At June 30, 2013 and December 31, 2012, the aggregate fair value of nonrecourse debt was $204.5 million and $212.7 million, with a carrying value of $194.1 million and $196.0 million, respectively. The fair values of nonrecourse debt are determined using a discounted cash flow model and Level 3 inputs. The significant unobservable inputs used in the fair value determination of the Company’s nonrecourse debt are discount rates and interest rates in recent comparable transactions. Significant increases in discount rates would result in a significantly lower fair value. Significant decreases in discount rates and recent comparable transactions in isolation would result in a significantly higher fair value.

At June 30, 2013 and December 31, 2012, the aggregate fair value of the Company’s credit facility was $0 million and $4.2 million, with a carrying value of $0 million and $4.2 million, respectively. The fair values of the credit facility are determined using a discounted cash flow model and Level 3 inputs. The significant unobservable inputs used in the fair value determination of the Company’s credit facility are discount rates. Significant increases in discount rates would result in a significantly lower fair value. Significant decreases in discount rates in isolation would result in a significantly higher fair value.

 

The Company’s financial instruments include cash equivalents that are carried at amounts that approximate fair value.

Concentration of Credit Risk

Financial instruments that potentially subject the Company to concentrations of credit risk are principally cash and cash equivalents.
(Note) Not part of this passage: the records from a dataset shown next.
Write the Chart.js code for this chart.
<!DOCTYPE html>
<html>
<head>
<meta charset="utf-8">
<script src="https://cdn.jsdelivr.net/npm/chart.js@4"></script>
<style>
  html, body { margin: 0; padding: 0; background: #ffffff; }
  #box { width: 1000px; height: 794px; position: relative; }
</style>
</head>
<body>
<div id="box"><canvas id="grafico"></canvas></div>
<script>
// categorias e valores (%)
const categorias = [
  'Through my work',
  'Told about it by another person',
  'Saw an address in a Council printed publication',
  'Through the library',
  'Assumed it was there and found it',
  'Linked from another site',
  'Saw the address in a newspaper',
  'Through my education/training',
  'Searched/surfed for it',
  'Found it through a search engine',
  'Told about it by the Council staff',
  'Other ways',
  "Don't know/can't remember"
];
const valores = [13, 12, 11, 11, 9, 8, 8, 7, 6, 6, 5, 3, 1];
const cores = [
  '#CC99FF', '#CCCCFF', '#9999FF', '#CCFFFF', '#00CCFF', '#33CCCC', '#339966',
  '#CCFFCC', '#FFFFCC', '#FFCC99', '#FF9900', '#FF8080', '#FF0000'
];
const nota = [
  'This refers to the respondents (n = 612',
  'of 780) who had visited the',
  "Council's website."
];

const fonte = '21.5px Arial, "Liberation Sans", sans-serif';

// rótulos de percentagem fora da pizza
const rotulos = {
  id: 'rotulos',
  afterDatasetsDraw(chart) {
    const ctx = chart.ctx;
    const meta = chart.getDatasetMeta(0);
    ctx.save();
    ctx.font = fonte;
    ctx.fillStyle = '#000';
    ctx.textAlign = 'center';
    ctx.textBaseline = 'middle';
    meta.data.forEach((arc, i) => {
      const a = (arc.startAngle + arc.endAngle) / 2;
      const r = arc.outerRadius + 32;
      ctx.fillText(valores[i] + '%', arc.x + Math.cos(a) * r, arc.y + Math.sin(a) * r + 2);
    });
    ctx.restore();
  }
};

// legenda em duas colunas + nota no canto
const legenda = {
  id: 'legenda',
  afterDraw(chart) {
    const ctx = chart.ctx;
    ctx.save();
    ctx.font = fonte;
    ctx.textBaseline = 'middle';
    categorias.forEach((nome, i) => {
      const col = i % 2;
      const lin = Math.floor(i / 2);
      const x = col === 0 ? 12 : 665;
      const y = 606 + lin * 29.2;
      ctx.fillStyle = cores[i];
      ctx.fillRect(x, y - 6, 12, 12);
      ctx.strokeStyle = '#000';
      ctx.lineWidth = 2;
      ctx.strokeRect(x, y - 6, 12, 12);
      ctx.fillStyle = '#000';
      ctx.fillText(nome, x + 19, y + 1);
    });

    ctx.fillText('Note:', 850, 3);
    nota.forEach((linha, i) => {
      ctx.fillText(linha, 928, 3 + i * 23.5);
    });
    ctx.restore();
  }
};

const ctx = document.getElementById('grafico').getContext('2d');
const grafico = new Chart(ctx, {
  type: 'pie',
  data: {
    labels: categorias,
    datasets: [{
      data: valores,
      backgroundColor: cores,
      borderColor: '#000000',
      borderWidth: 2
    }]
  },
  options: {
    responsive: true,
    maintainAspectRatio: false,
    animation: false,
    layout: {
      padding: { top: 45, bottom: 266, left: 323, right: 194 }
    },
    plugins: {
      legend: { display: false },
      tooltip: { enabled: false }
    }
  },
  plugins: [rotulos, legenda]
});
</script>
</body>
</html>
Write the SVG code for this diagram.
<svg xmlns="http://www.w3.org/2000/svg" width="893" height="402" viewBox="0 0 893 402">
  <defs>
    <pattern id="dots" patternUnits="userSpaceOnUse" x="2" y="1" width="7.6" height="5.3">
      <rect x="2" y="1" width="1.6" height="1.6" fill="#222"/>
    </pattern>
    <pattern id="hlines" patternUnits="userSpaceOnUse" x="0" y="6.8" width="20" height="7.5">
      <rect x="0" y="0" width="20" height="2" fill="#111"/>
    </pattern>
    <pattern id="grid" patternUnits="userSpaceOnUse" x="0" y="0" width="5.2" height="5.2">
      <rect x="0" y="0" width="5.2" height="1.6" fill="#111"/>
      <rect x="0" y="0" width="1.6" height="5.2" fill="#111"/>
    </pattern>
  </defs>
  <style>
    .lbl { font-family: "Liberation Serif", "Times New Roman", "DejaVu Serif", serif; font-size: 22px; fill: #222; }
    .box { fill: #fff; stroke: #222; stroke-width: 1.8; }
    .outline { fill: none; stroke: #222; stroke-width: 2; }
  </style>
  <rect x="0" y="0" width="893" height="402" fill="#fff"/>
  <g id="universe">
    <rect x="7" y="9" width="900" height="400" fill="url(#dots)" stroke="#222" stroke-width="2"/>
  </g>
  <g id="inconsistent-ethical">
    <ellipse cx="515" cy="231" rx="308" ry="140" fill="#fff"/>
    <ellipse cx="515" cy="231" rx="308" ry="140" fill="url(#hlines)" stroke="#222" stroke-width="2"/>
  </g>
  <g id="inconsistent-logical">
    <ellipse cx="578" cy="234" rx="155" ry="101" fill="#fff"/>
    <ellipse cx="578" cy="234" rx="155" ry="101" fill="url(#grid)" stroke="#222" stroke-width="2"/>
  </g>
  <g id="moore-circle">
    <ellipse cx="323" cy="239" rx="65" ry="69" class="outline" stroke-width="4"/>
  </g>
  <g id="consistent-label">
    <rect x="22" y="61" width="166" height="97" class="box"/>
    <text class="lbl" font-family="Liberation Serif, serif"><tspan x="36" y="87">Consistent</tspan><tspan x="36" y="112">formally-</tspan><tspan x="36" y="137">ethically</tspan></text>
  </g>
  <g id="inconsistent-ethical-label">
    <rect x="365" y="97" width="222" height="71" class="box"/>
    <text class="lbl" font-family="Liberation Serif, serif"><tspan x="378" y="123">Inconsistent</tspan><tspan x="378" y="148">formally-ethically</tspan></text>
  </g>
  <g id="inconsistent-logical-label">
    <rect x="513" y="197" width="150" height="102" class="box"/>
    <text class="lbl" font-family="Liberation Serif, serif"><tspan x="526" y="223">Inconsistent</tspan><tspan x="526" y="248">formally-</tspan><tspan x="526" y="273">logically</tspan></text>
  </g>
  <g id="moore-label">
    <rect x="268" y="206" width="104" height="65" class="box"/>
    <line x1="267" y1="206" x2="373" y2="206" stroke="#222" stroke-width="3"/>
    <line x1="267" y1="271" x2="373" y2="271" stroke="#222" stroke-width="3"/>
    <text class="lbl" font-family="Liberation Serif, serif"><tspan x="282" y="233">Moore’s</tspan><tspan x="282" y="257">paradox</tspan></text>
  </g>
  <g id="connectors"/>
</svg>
At June 30, 2013 and December 31, 2012, the Company had cash deposits held in U.S. banks of $44,031,831 and $8,079,271, respectively. Included in these balances are $42,700,130 and $6,609,045 in bank deposits, respectively, in excess of amounts federally insured.

Financing receivables, direct financing leases and other investments consists of primarily U.S. government-backed receivables, investment grade state and local governments receivables and receivables from various sustainable infrastructure projects and do not in the Company’s view represent a significant concentration of credit risk.